There are buyers who look at a property in Playa del Carmen and only see meters, finishes or proximity to the beach. The finer investor looks at something else: how likely it is that the asset will be worth more in three, five or ten years. That is where real estate appreciation in Playa del Carmen ceases to be a commercial promise and becomes a real purchase criterion.
Playa del Carmen has not grown by chance. Its demand combines international tourism, national migration, patrimonial buyers and profiles that look for profitability with vacation or mid-stay rentals. That pushes the market, yes, but not uniformly. Not every property rises equally, not every area matures at the same pace and not every “well presented” project is a good decision.
What does real estate appreciation in Playa del Carmen really mean?
Capital appreciation is the increase in value of a property over time. It sounds simple, but in practice it depends on several intersecting factors: location, infrastructure, demand, available inventory, buyer profile and quality of the development. So when someone asks if Playa del Carmen has capital gains, the honest answer is yes, but it depends a lot on where and what you buy.
In this market, capital appreciation does not usually come from just waiting. It comes from entering at the right time, choosing an area with fundamentals and avoiding projects that look attractive off-plan, but have no real ability to sustain value when delivered. Buying cheap does not always mean buying well.
It is also important to distinguish between capital gains and cash flow. There are properties designed to generate income from the beginning and others that make more sense as a medium-term capital investment. Sometimes they coincide. Sometimes they do not. Those who buy with a strategy understand this difference before signing.
Why Playa del Carmen continues to be an attractive market
Playa del Carmen maintains a combination that is difficult to find in other destinations: urban life, tourist attraction, regional connectivity and constant demand for temporary and permanent housing. It does not depend on a single type of buyer. That makes it more resilient than markets built solely around vacation tourism.
The Riviera Maya continues to attract private investment, new residents and service developments. Each improvement in connectivity, commercial offerings, infrastructure and urban facilities tends to push certain corridors. When a city gains functionality, it not only becomes more comfortable to live in. It also improves its ability to sustain prices.
However, rapid growth has a less comfortable side.
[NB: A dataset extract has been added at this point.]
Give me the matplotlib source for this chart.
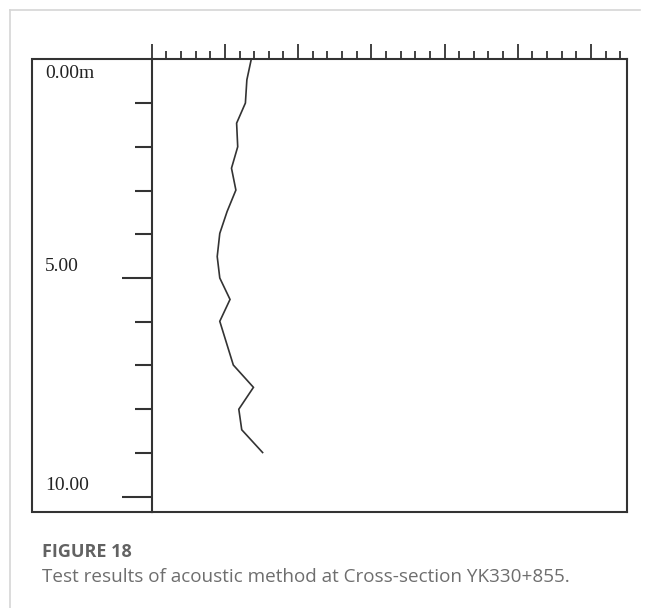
import matplotlib.pyplot as plt
from matplotlib.lines import Line2D
from matplotlib import transforms

# depth (m) and acoustic reading along the borehole
depth_m = [0.0, 0.47, 1.0, 1.46, 2.0, 2.49, 2.99, 3.48, 3.98, 4.51,
           5.0, 5.49, 5.99, 6.99, 7.5, 8.0, 8.47, 8.99]
reading = [13.6, 13.0, 12.8, 11.6, 11.75, 10.9, 11.5, 10.3, 9.3, 8.95,
           9.3, 10.7, 9.3, 11.15, 13.9, 11.9, 12.3, 15.15]

depth_labels = ['0.00m', '5.00', '10.00']
depth_label_pos = [0, 5, 10]

W, H = 646, 608
ink = '#333333'

fig = plt.figure(figsize=(W / 100, H / 100), dpi=100)

# plot area (inner part, right of the depth scale)
left, right, top, bottom = 151.7, 627, 59.3, 512
ax = fig.add_axes([left / W, 1 - bottom / H, (right - left) / W, (bottom - top) / H])

ax.plot(reading, depth_m, color=ink, lw=1.2, solid_joinstyle='miter')
ax.set_xlim(0, 64.93)
ax.set_ylim(10.35, 0)

for s in ax.spines.values():
    s.set_color(ink)
    s.set_linewidth(1.5)

# top scale: major every 10, minor every 2, no numbers
ax.xaxis.set_ticks_position('top')
ax.set_xticks(range(0, 65, 10))
ax.set_xticks(range(0, 65, 2), minor=True)
ax.tick_params(axis='x', which='major', direction='out', length=10.5, width=1.3, color=ink, labeltop=False)
ax.tick_params(axis='x', which='minor', direction='out', length=6, width=1.3, color=ink)

# left depth scale
ax.set_yticks(range(1, 11))
ax.set_yticklabels([])
ax.tick_params(axis='y', direction='out', length=12.5, width=1.5, color=ink)
for t in ax.yaxis.get_major_ticks():
    if t.get_loc() in (5, 10):
        t.tick1line.set_markersize(21.5)

# depth labels (x in figure, y in data)
blend = transforms.blended_transform_factory(fig.transFigure, ax.transData)
for lab, d in zip(depth_labels, depth_label_pos):
    dy = -14 if d == 0 else 11
    tr = transforms.offset_copy(blend, fig=fig, y=dy, units='dots')
    ax.text(45 / W, d, lab, transform=tr, ha='left', va='center',
            family='Liberation Serif', fontsize=14, color='#222222', clip_on=False)

# outer box part on the left
def fline(xs, ys, **kw):
    fig.add_artist(Line2D([x / W for x in xs], [1 - y / H for y in ys],
                          transform=fig.transFigure, **kw))

fline([left, 32, 32, left], [top, top, bottom, bottom], color=ink, lw=1.5,
      solid_joinstyle='miter')

# light page frame
fline([9.5, 9.5], [H, 9.5], color='#d6d6d6', lw=1.2)
fline([9.5, 640], [9.5, 9.5], color='#d6d6d6', lw=1.2)

# caption
fig.text(42 / W, 1 - 552 / H, 'FIGURE 18', family='Open Sans', fontweight='bold',
         fontsize=13, color='#626262', va='center', ha='left')
fig.text(42 / W, 1 - 577 / H, 'Test results of acoustic method at Cross-section YK330+855.',
         family='Open Sans', fontsize=13.6, color='#6e6e6e', va='center', ha='left')

plt.savefig('out.png', dpi=100)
At some points there is oversupply, especially in segments that are very similar to each other. This especially affects products without differentiation, in areas where too many units enter at the same time. That is why looking only at the tourist potential of Playa del Carmen is no longer enough. It is necessary to read the micro-market.
Areas with the greatest potential for capital appreciation
Talking about zones is more useful than talking about the city in general. In Playa del Carmen, a few kilometers can completely change the behavior of the asset.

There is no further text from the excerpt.